Go through the data below and copy it exactly, skipping every picture.

*** Available data

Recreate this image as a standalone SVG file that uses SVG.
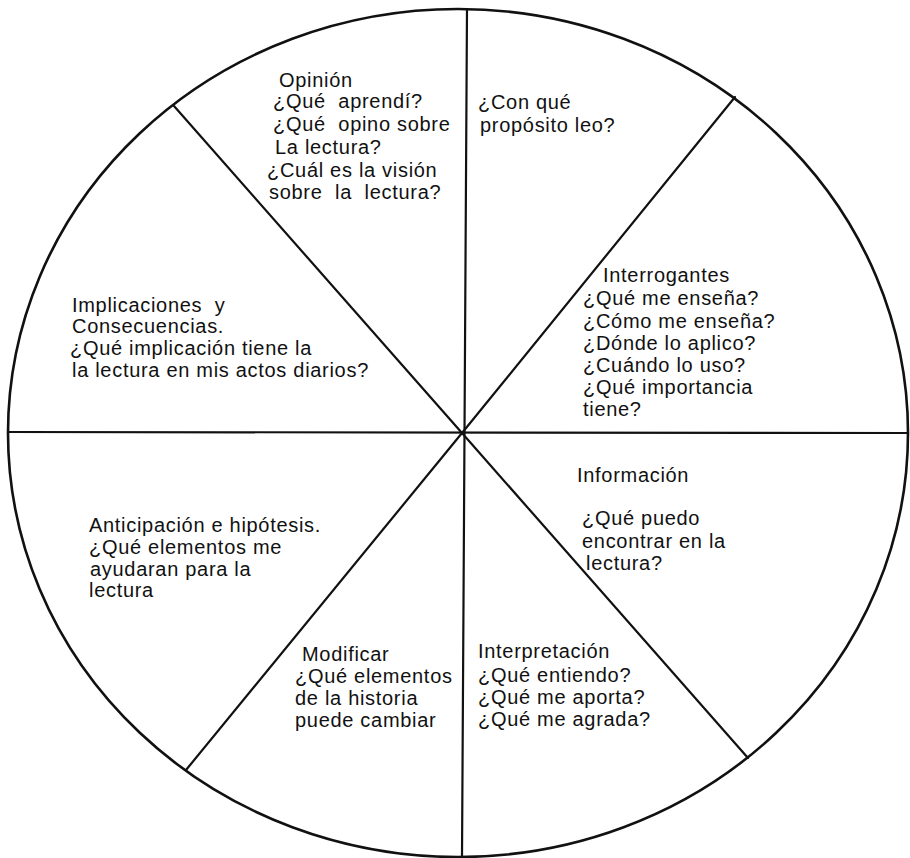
<svg xmlns="http://www.w3.org/2000/svg" width="910" height="858" viewBox="0 0 910 858">
<style>
.t{font-family:"Liberation Sans",Arial,sans-serif;font-size:20px;letter-spacing:0.7px;fill:#111;white-space:pre}
.ln{stroke:#111;stroke-width:2.2;fill:none;stroke-linecap:round}
</style>
<rect width="910" height="858" fill="#fff"/>
<g id="wheel">
<ellipse cx="458" cy="433" rx="450" ry="424" fill="none" stroke="#111" stroke-width="2.6"/>
</g>
<g id="connectors">
<line class="ln" x1="467" y1="9" x2="462" y2="857"/>
<line class="ln" x1="8" y1="432" x2="908" y2="433"/>
<line class="ln" x1="174" y1="106" x2="462" y2="433"/>
<line class="ln" x1="735" y1="97" x2="462" y2="433"/>
<line class="ln" x1="186" y1="770" x2="462" y2="433"/>
<line class="ln" x1="748" y1="758" x2="462" y2="433"/>
</g>
<g id="opinion" class="t">
<text class="t" x="279" y="87">Opinión</text>
<text class="t" x="273" y="108">¿Qué  aprendí?</text>
<text class="t" x="273" y="131">¿Qué  opino sobre</text>
<text class="t" x="275" y="154">La lectura?</text>
<text class="t" x="267" y="177">¿Cuál es la visión</text>
<text class="t" x="269" y="199">sobre  la  lectura?</text>
</g>
<g id="proposito">
<text class="t" x="478" y="109">¿Con qué</text>
<text class="t" x="480" y="132">propósito leo?</text>
</g>
<g id="interrogantes">
<text class="t" x="603" y="282">Interrogantes</text>
<text class="t" x="583" y="305">¿Qué me enseña?</text>
<text class="t" x="583" y="328">¿Cómo me enseña?</text>
<text class="t" x="583" y="350">¿Dónde lo aplico?</text>
<text class="t" x="583" y="372">¿Cuándo lo uso?</text>
<text class="t" x="583" y="394">¿Qué importancia</text>
<text class="t" x="583" y="416">tiene?</text>
</g>
<g id="informacion">
<text class="t" x="577" y="482">Información</text>
<text class="t" x="582" y="525">¿Qué puedo</text>
<text class="t" x="582" y="548">encontrar en la</text>
<text class="t" x="586" y="570">lectura?</text>
</g>
<g id="implicaciones">
<text class="t" x="72" y="312">Implicaciones  y</text>
<text class="t" x="72" y="333">Consecuencias.</text>
<text class="t" x="70" y="355">¿Qué implicación tiene la</text>
<text class="t" x="72" y="377">la lectura en mis actos diarios?</text>
</g>
<g id="anticipacion">
<text class="t" x="89" y="532">Anticipación e hipótesis.</text>
<text class="t" x="89" y="554">¿Qué elementos me</text>
<text class="t" x="90" y="576">ayudaran para la</text>
<text class="t" x="89" y="597">lectura</text>
</g>
<g id="modificar">
<text class="t" x="302" y="661">Modificar</text>
<text class="t" x="295" y="683">¿Qué elementos</text>
<text class="t" x="295" y="705">de la historia</text>
<text class="t" x="295" y="727">puede cambiar</text>
</g>
<g id="interpretacion">
<text class="t" x="478" y="658">Interpretación</text>
<text class="t" x="478" y="682">¿Qué entiendo?</text>
<text class="t" x="478" y="704">¿Qué me aporta?</text>
<text class="t" x="478" y="726">¿Qué me agrada?</text>
</g>
</svg>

******

Exercise result>
Recreate this image as a standalone SVG file that uses SVG.
<svg xmlns="http://www.w3.org/2000/svg" width="910" height="858" viewBox="0 0 910 858">
<style>
.t{font-family:"Liberation Sans",Arial,sans-serif;font-size:20px;letter-spacing:0.7px;fill:#111;white-space:pre}
.ln{stroke:#111;stroke-width:2.2;fill:none;stroke-linecap:round}
</style>
<rect width="910" height="858" fill="#fff"/>
<g id="wheel">
<ellipse cx="458" cy="433" rx="450" ry="424" fill="none" stroke="#111" stroke-width="2.6"/>
</g>
<g id="connectors">
<line class="ln" x1="467" y1="9" x2="462" y2="857"/>
<line class="ln" x1="8" y1="432" x2="908" y2="433"/>
<line class="ln" x1="174" y1="106" x2="462" y2="433"/>
<line class="ln" x1="735" y1="97" x2="462" y2="433"/>
<line class="ln" x1="186" y1="770" x2="462" y2="433"/>
<line class="ln" x1="748" y1="758" x2="462" y2="433"/>
</g>
<g id="opinion" class="t">
<text class="t" x="279" y="87">Opinión</text>
<text class="t" x="273" y="108">¿Qué  aprendí?</text>
<text class="t" x="273" y="131">¿Qué  opino sobre</text>
<text class="t" x="275" y="154">La lectura?</text>
<text class="t" x="267" y="177">¿Cuál es la visión</text>
<text class="t" x="269" y="199">sobre  la  lectura?</text>
</g>
<g id="proposito">
<text class="t" x="478" y="109">¿Con qué</text>
<text class="t" x="480" y="132">propósito leo?</text>
</g>
<g id="interrogantes">
<text class="t" x="603" y="282">Interrogantes</text>
<text class="t" x="583" y="305">¿Qué me enseña?</text>
<text class="t" x="583" y="328">¿Cómo me enseña?</text>
<text class="t" x="583" y="350">¿Dónde lo aplico?</text>
<text class="t" x="583" y="372">¿Cuándo lo uso?</text>
<text class="t" x="583" y="394">¿Qué importancia</text>
<text class="t" x="583" y="416">tiene?</text>
</g>
<g id="informacion">
<text class="t" x="577" y="482">Información</text>
<text class="t" x="582" y="525">¿Qué puedo</text>
<text class="t" x="582" y="548">encontrar en la</text>
<text class="t" x="586" y="570">lectura?</text>
</g>
<g id="implicaciones">
<text class="t" x="72" y="312">Implicaciones  y</text>
<text class="t" x="72" y="333">Consecuencias.</text>
<text class="t" x="70" y="355">¿Qué implicación tiene la</text>
<text class="t" x="72" y="377">la lectura en mis actos diarios?</text>
</g>
<g id="anticipacion">
<text class="t" x="89" y="532">Anticipación e hipótesis.</text>
<text class="t" x="89" y="554">¿Qué elementos me</text>
<text class="t" x="90" y="576">ayudaran para la</text>
<text class="t" x="89" y="597">lectura</text>
</g>
<g id="modificar">
<text class="t" x="302" y="661">Modificar</text>
<text class="t" x="295" y="683">¿Qué elementos</text>
<text class="t" x="295" y="705">de la historia</text>
<text class="t" x="295" y="727">puede cambiar</text>
</g>
<g id="interpretacion">
<text class="t" x="478" y="658">Interpretación</text>
<text class="t" x="478" y="682">¿Qué entiendo?</text>
<text class="t" x="478" y="704">¿Qué me aporta?</text>
<text class="t" x="478" y="726">¿Qué me agrada?</text>
</g>
</svg>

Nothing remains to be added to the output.